Written task: Quote the listing below in full and exactly as written, but omit every picture.

======== Provided material ========

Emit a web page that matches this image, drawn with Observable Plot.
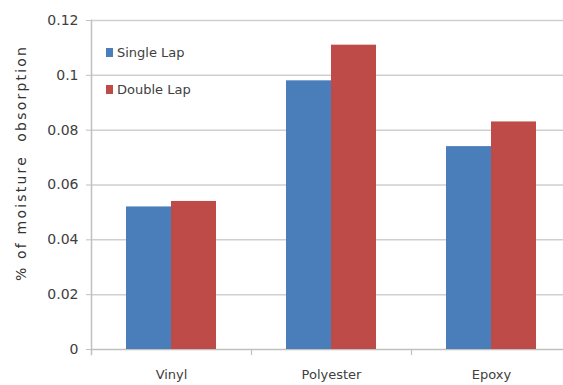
<!DOCTYPE html>
<html>
<head>
<meta charset="utf-8">
<script src="https://cdn.jsdelivr.net/npm/d3@7"></script>
<script src="https://cdn.jsdelivr.net/npm/@observablehq/plot@0.6"></script>
<style>
  html, body { margin: 0; padding: 0; background: #fff; }
  #chart { position: relative; width: 563px; height: 385px; overflow: hidden; font-family: "DejaVu Sans", sans-serif; color: #404040; }
  #chart svg { display: block; }
  .ytitle {
    position: absolute; left: 21px; top: 163px;
    transform: translate(-50%, -50%) rotate(-90deg);
    white-space: pre; font-size: 14px; letter-spacing: 2.2px; color: #333;
  }
  .legend { position: absolute; left: 106px; top: 43px; font-size: 13px; color: #404040; }
  .legend .row { display: flex; align-items: center; height: 18px; margin-bottom: 19px; }
  .legend .sw { width: 7px; height: 9px; margin-right: 4px; }
</style>
</head>
<body>
<div id="chart"></div>
<script>
// Moisture absorption by resin type, single vs double lap joints
const categories = ["Vinyl", "Polyester", "Epoxy"];
const series = ["Single Lap", "Double Lap"];
const singleLap = [0.052, 0.098, 0.074];
const doubleLap = [0.054, 0.111, 0.083];
const yTicks = [0, 0.02, 0.04, 0.06, 0.08, 0.1, 0.12];
const seriesColors = ["#4a7ebb", "#be4b48"];
const yTitle = "% of moisture  obsorption";

const rows = categories.flatMap((c, i) => [
  {category: c, series: series[0], value: singleLap[i]},
  {category: c, series: series[1], value: doubleLap[i]}
]);

const axisGray = "#c0c0c0";

const plot = Plot.plot({
  width: 563,
  height: 385,
  marginLeft: 91,
  marginRight: 0,
  marginTop: 20,
  marginBottom: 36,
  style: {fontFamily: "DejaVu Sans, sans-serif", fontSize: "13px", color: "#404040", background: "white"},
  fx: {domain: categories, range: [91, 571], padding: 0, label: null},
  x: {domain: series, paddingInner: 0, paddingOuter: 0.758, axis: null},
  y: {domain: [0, 0.12], label: null},
  color: {domain: series, range: seriesColors},
  marks: [
    Plot.gridY(yTicks.slice(1), {stroke: "#cfcfcf", strokeOpacity: 1, strokeWidth: 1.5}),
    Plot.ruleY([0], {stroke: axisGray, strokeWidth: 1.5}),
    // category boundary tick marks below the baseline
    Plot.frame({anchor: "right", stroke: axisGray, strokeWidth: 1.2, insetTop: 329, insetBottom: -5}),
    // value axis line
    Plot.frame({anchor: "left", facet: "super", stroke: axisGray, strokeWidth: 1.5, insetBottom: -5}),
    Plot.barY(rows, {fx: "category", x: "series", y: "value", fill: "series"}),
    Plot.axisY(yTicks, {tickSize: 5, tickPadding: 8, tickFormat: d => String(d), stroke: axisGray, fontSize: 14, label: null}),
    Plot.axisFx({anchor: "bottom", tickSize: 0, tickPadding: 20, label: null, fontSize: 13})
  ]
});

const chart = document.getElementById("chart");
chart.appendChild(plot);

// Axis title
const title = document.createElement("div");
title.className = "ytitle";
title.textContent = yTitle;
chart.appendChild(title);

// Legend built from the plot's color scale
const color = plot.scale("color");
const legend = document.createElement("div");
legend.className = "legend";
series.forEach(s => {
  const row = document.createElement("div");
  row.className = "row";
  const sw = document.createElement("span");
  sw.className = "sw";
  sw.style.background = color.apply(s);
  const label = document.createElement("span");
  label.textContent = s;
  row.append(sw, label);
  legend.appendChild(row);
});
chart.appendChild(legend);
</script>
</body>
</html>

========

Exercise result:
Emit a web page that matches this image, drawn with Observable Plot.
<!DOCTYPE html>
<html>
<head>
<meta charset="utf-8">
<script src="https://cdn.jsdelivr.net/npm/d3@7"></script>
<script src="https://cdn.jsdelivr.net/npm/@observablehq/plot@0.6"></script>
<style>
  html, body { margin: 0; padding: 0; background: #fff; }
  #chart { position: relative; width: 563px; height: 385px; overflow: hidden; font-family: "DejaVu Sans", sans-serif; color: #404040; }
  #chart svg { display: block; }
  .ytitle {
    position: absolute; left: 21px; top: 163px;
    transform: translate(-50%, -50%) rotate(-90deg);
    white-space: pre; font-size: 14px; letter-spacing: 2.2px; color: #333;
  }
  .legend { position: absolute; left: 106px; top: 43px; font-size: 13px; color: #404040; }
  .legend .row { display: flex; align-items: center; height: 18px; margin-bottom: 19px; }
  .legend .sw { width: 7px; height: 9px; margin-right: 4px; }
</style>
</head>
<body>
<div id="chart"></div>
<script>
// Moisture absorption by resin type, single vs double lap joints
const categories = ["Vinyl", "Polyester", "Epoxy"];
const series = ["Single Lap", "Double Lap"];
const singleLap = [0.052, 0.098, 0.074];
const doubleLap = [0.054, 0.111, 0.083];
const yTicks = [0, 0.02, 0.04, 0.06, 0.08, 0.1, 0.12];
const seriesColors = ["#4a7ebb", "#be4b48"];
const yTitle = "% of moisture  obsorption";

const rows = categories.flatMap((c, i) => [
  {category: c, series: series[0], value: singleLap[i]},
  {category: c, series: series[1], value: doubleLap[i]}
]);

const axisGray = "#c0c0c0";

const plot = Plot.plot({
  width: 563,
  height: 385,
  marginLeft: 91,
  marginRight: 0,
  marginTop: 20,
  marginBottom: 36,
  style: {fontFamily: "DejaVu Sans, sans-serif", fontSize: "13px", color: "#404040", background: "white"},
  fx: {domain: categories, range: [91, 571], padding: 0, label: null},
  x: {domain: series, paddingInner: 0, paddingOuter: 0.758, axis: null},
  y: {domain: [0, 0.12], label: null},
  color: {domain: series, range: seriesColors},
  marks: [
    Plot.gridY(yTicks.slice(1), {stroke: "#cfcfcf", strokeOpacity: 1, strokeWidth: 1.5}),
    Plot.ruleY([0], {stroke: axisGray, strokeWidth: 1.5}),
    // category boundary tick marks below the baseline
    Plot.frame({anchor: "right", stroke: axisGray, strokeWidth: 1.2, insetTop: 329, insetBottom: -5}),
    // value axis line
    Plot.frame({anchor: "left", facet: "super", stroke: axisGray, strokeWidth: 1.5, insetBottom: -5}),
    Plot.barY(rows, {fx: "category", x: "series", y: "value", fill: "series"}),
    Plot.axisY(yTicks, {tickSize: 5, tickPadding: 8, tickFormat: d => String(d), stroke: axisGray, fontSize: 14, label: null}),
    Plot.axisFx({anchor: "bottom", tickSize: 0, tickPadding: 20, label: null, fontSize: 13})
  ]
});

const chart = document.getElementById("chart");
chart.appendChild(plot);

// Axis title
const title = document.createElement("div");
title.className = "ytitle";
title.textContent = yTitle;
chart.appendChild(title);

// Legend built from the plot's color scale
const color = plot.scale("color");
const legend = document.createElement("div");
legend.className = "legend";
series.forEach(s => {
  const row = document.createElement("div");
  row.className = "row";
  const sw = document.createElement("span");
  sw.className = "sw";
  sw.style.background = color.apply(s);
  const label = document.createElement("span");
  label.textContent = s;
  row.append(sw, label);
  legend.appendChild(row);
});
chart.appendChild(legend);
</script>
</body>
</html>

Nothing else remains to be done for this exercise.